» TASK BRIEF:
How many lines hold the string "React"? Reply with the number alone.

* BEGIN RECORD EXCERPTS *

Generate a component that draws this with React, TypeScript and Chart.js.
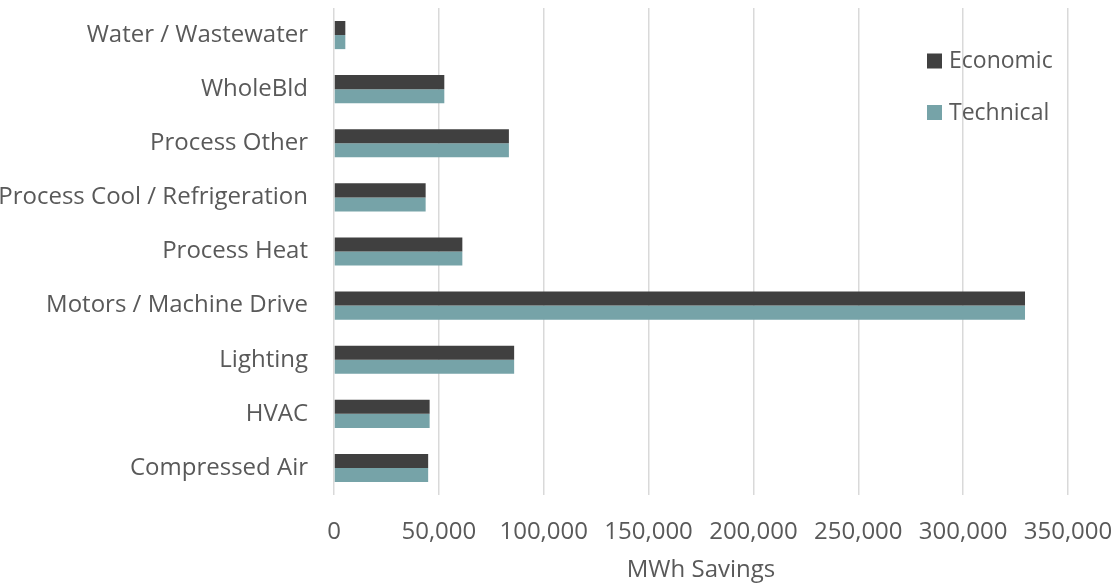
import React, { useEffect, useRef } from "react";
import { Chart, registerables } from "chart.js";

Chart.register(...registerables);

const categories = [
  "Water / Wastewater",
  "WholeBld",
  "Process Other",
  "Process Cool / Refrigeration",
  "Process Heat",
  "Motors / Machine Drive",
  "Lighting",
  "HVAC",
  "Compressed Air",
];
const economic = [5400, 52600, 83400, 43700, 61200, 329500, 85900, 45600, 44900];
const technical = [5400, 52600, 83400, 43700, 61200, 329500, 85900, 45600, 44900];
const seriesLabels = ["Economic", "Technical"];
const seriesColors = ["#404040", "#76A3A8"];
const axisTitle = "MWh Savings";

const FONT = "'Open Sans', sans-serif";
const TEXT = "#595959";

const legendPlugin = {
  id: "insideLegend",
  afterDraw(chart: any) {
    const ctx = chart.ctx;
    ctx.save();
    ctx.font = `23px ${FONT}`;
    ctx.textBaseline = "middle";
    ctx.textAlign = "left";
    const ys = [60.5, 112];
    chart.data.datasets.forEach((ds: any, i: number) => {
      const y = ys[i];
      ctx.fillStyle = ds.backgroundColor;
      ctx.fillRect(927, y - 7, 15, 15);
      ctx.fillStyle = TEXT;
      ctx.fillText(ds.label, 949, y + 1);
    });
    ctx.restore();
  },
};

export default function App() {
  const ref = useRef<HTMLCanvasElement | null>(null);
  useEffect(() => {
    document.body.style.margin = "0";
    const canvas = ref.current!;
    const chart = new Chart(canvas, {
      type: "bar",
      data: {
        labels: categories,
        datasets: [
          { label: seriesLabels[0], data: economic, backgroundColor: seriesColors[0] },
          { label: seriesLabels[1], data: technical, backgroundColor: seriesColors[1] },
        ],
      },
      options: {
        indexAxis: "y",
        animation: false,
        responsive: false,
        devicePixelRatio: 1,
        layout: { padding: { top: 8, right: 49, left: 0, bottom: 0 } },
        datasets: {
          bar: { categoryPercentage: 0.52, barPercentage: 1 },
        },
        plugins: {
          legend: { display: false },
          tooltip: { enabled: false },
        },
        scales: {
          x: {
            min: 0,
            max: 350000,
            ticks: {
              stepSize: 50000,
              color: TEXT,
              font: { family: FONT, size: 24 },
              padding: 23,
              maxRotation: 0,
              callback: (v: any) => Number(v).toLocaleString("en-US"),
            },
            grid: { color: "#d9d9d9", lineWidth: 1.5, drawTicks: false },
            border: { display: false },
            title: {
              display: true,
              text: axisTitle,
              color: TEXT,
              font: { family: FONT, size: 24 },
              padding: { top: 5, bottom: 0 },
            },
            afterFit: (s: any) => {
              s.height = 90;
              s.paddingLeft = 0;
              s.paddingRight = 0;
            },
          },
          y: {
            ticks: {
              color: TEXT,
              font: { family: FONT, size: 24 },
              padding: 26,
            },
            grid: { display: false, drawTicks: false },
            border: { display: false },
            afterFit: (s: any) => {
              s.width = 334;
              s.paddingTop = 0;
              s.paddingBottom = 0;
            },
          },
        },
      },
      plugins: [legendPlugin],
    });
    return () => chart.destroy();
  }, []);
  return <canvas ref={ref} width={1117} height={585} style={{ display: "block" }} />;
}
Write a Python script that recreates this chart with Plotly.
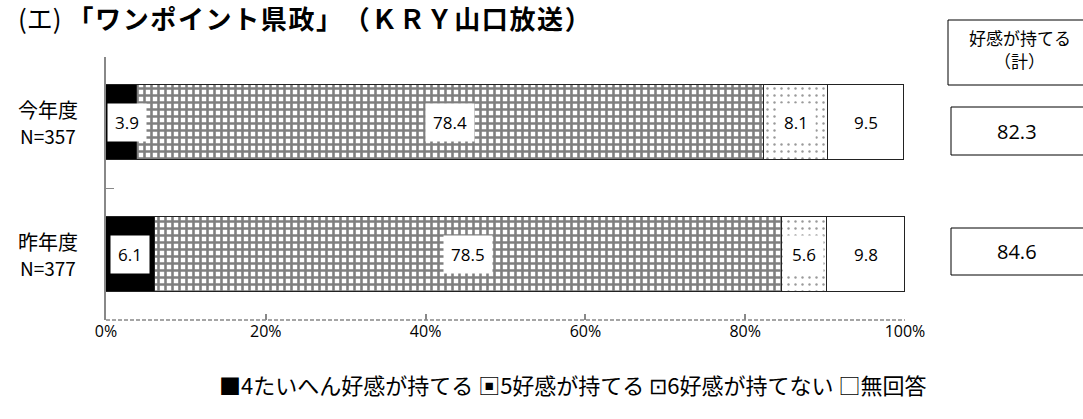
import plotly.graph_objects as go

# ---- data ----
categories = ["今年度", "昨年度"]
n_labels = ["N=357", "N=377"]
series_names = ["4たいへん好感が持てる", "5好感が持てる", "6好感が持てない", "無回答"]
s4 = [3.9, 6.1]
s5 = [78.4, 78.5]
s6 = [8.1, 5.6]
s_na = [9.5, 9.8]
totals = [82.3, 84.6]
x_ticks = [0, 20, 40, 60, 80, 100]
x_tick_labels = ["0%", "20%", "40%", "60%", "80%", "100%"]
title_prefix = "(エ)"
title_main = "「ワンポイント県政」（ＫＲＹ山口放送）"
box_header = ["好感が持てる", "（計）"]

W, H = 1083, 419
L, R, T, B = 106, 178, 57, 99
PW, PH = W - L - R, H - T - B


def px(xp):
    return (xp - L) / PW


def py(yp):
    return (H - B - yp) / PH


JP = "Noto Sans CJK JP"
NUM = "Open Sans"

fig = go.Figure()
styles = [
    dict(color="#000000"),
    dict(color="#ffffff", pattern=dict(shape="+", fgcolor="#000000", bgcolor="#ffffff", size=7, solidity=0.6)),
    dict(color="#ffffff", pattern=dict(shape=".", fgcolor="#333333", bgcolor="#ffffff", size=7, solidity=0.1)),
    dict(color="#ffffff"),
]
all_series = [s4, s5, s6, s_na]
for name, vals, st in zip(series_names, all_series, styles):
    fig.add_trace(go.Bar(
        name=name, y=categories, x=vals, orientation="h", width=0.57,
        marker=dict(line=dict(color="#222222", width=1), **st),
        showlegend=False, hoverinfo="x+name",
    ))

# data labels
annotations = []
for i, cat in enumerate(categories):
    cum = 0.0
    for vals in all_series:
        v = vals[i]
        mid = cum + v / 2
        annotations.append(dict(
            x=max(mid, 2.6), y=cat, xref="x", yref="y", text=f"{v:.1f}", showarrow=False,
            xanchor="center", yanchor="middle",
            font=dict(family=NUM, size=17, color="#000"), bgcolor="#ffffff", borderpad=7,
        ))
        cum += v

# category labels (two lines each)
for i, cat in enumerate(categories):
    cy = T + PH * (i + 0.5) / len(categories)
    annotations.append(dict(
        x=px(48), y=py(cy - 13), xref="paper", yref="paper", text=cat, showarrow=False,
        font=dict(family=JP, size=20, color="#000"), xanchor="center", yanchor="middle",
    ))
    annotations.append(dict(
        x=px(48), y=py(cy + 13), xref="paper", yref="paper", text=n_labels[i], showarrow=False,
        font=dict(family=JP, size=19, color="#000"), xanchor="center", yanchor="middle",
    ))

# title (hair spaces widen the letter spacing)
spaced = "\u200a".join(title_main)
annotations.append(dict(
    x=px(16), y=py(18), xref="paper", yref="paper", xanchor="left", yanchor="middle",
    text=f"{title_prefix} <b>{spaced}</b>", showarrow=False,
    font=dict(family=JP, size=26, color="#000"),
))

# legend as text
annotations.append(dict(
    x=px(572), y=py(384), xref="paper", yref="paper", xanchor="center", yanchor="middle",
    text="■" + series_names[0] + " ▣" + series_names[1] + " ⊡" + series_names[2] + " □" + series_names[3],
    showarrow=False, font=dict(family=JP, size=22, color="#000"),
))

# right boxes
shapes = []
shapes.append(dict(type="rect", xref="paper", yref="paper", x0=px(948), x1=px(1095), y0=py(85), y1=py(20),
                   line=dict(color="#000", width=1), fillcolor="rgba(0,0,0,0)"))
for txt, yy in zip(box_header, [38, 60]):
    annotations.append(dict(x=px(1020), y=py(yy), xref="paper", yref="paper", text=txt,
                            xanchor="center", yanchor="middle",
                            showarrow=False, font=dict(family=JP, size=17, color="#000")))
box_y = [(107, 155), (228, 275)]
for (y0, y1), tv in zip(box_y, totals):
    shapes.append(dict(type="rect", xref="paper", yref="paper", x0=px(951), x1=px(1095), y0=py(y1), y1=py(y0),
                       line=dict(color="#000", width=1), fillcolor="rgba(0,0,0,0)"))
    annotations.append(dict(x=px(1017), y=py((y0 + y1) / 2), xref="paper", yref="paper", text=f"{tv:.1f}",
                            xanchor="center", yanchor="middle",
                            showarrow=False, font=dict(family=NUM, size=20, color="#000")))

# dashed bottom axis line
shapes.append(dict(type="line", xref="paper", yref="paper", x0=0, x1=1, y0=0, y1=0,
                   line=dict(color="#888888", width=1.5, dash="4px,2px")))

fig.update_layout(
    width=W, height=H, barmode="stack", bargap=0,
    margin=dict(l=L, r=R, t=T, b=B),
    paper_bgcolor="#ffffff", plot_bgcolor="#ffffff",
    annotations=annotations, shapes=shapes,
    xaxis=dict(range=[0, 100], tickvals=x_ticks, ticktext=x_tick_labels, ticks="inside", ticklen=6,
               tickcolor="#888888", tickwidth=1.5, showline=False, showgrid=False, zeroline=False,
               tickfont=dict(family=NUM, size=16, color="#000")),
    yaxis=dict(autorange="reversed", showticklabels=False, ticks="inside", ticklen=8, tickson="boundaries",
               tickcolor="#888888", showline=True, linecolor="#888888", linewidth=1.5, showgrid=False,
               zeroline=False),
    font=dict(family=JP),
)

fig.write_html("out.html", config={"displayModeBar": False},
               post_script="document.body.style.margin='0';")
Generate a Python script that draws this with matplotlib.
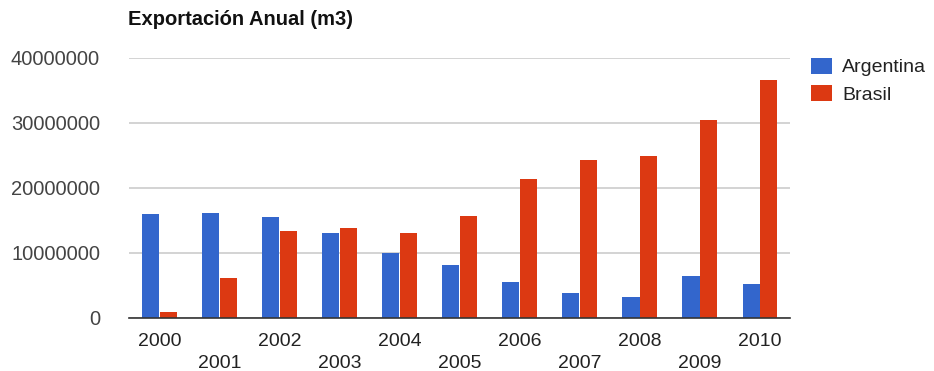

* END RECORD EXCERPTS *

» THE COMPLETED TASK:
2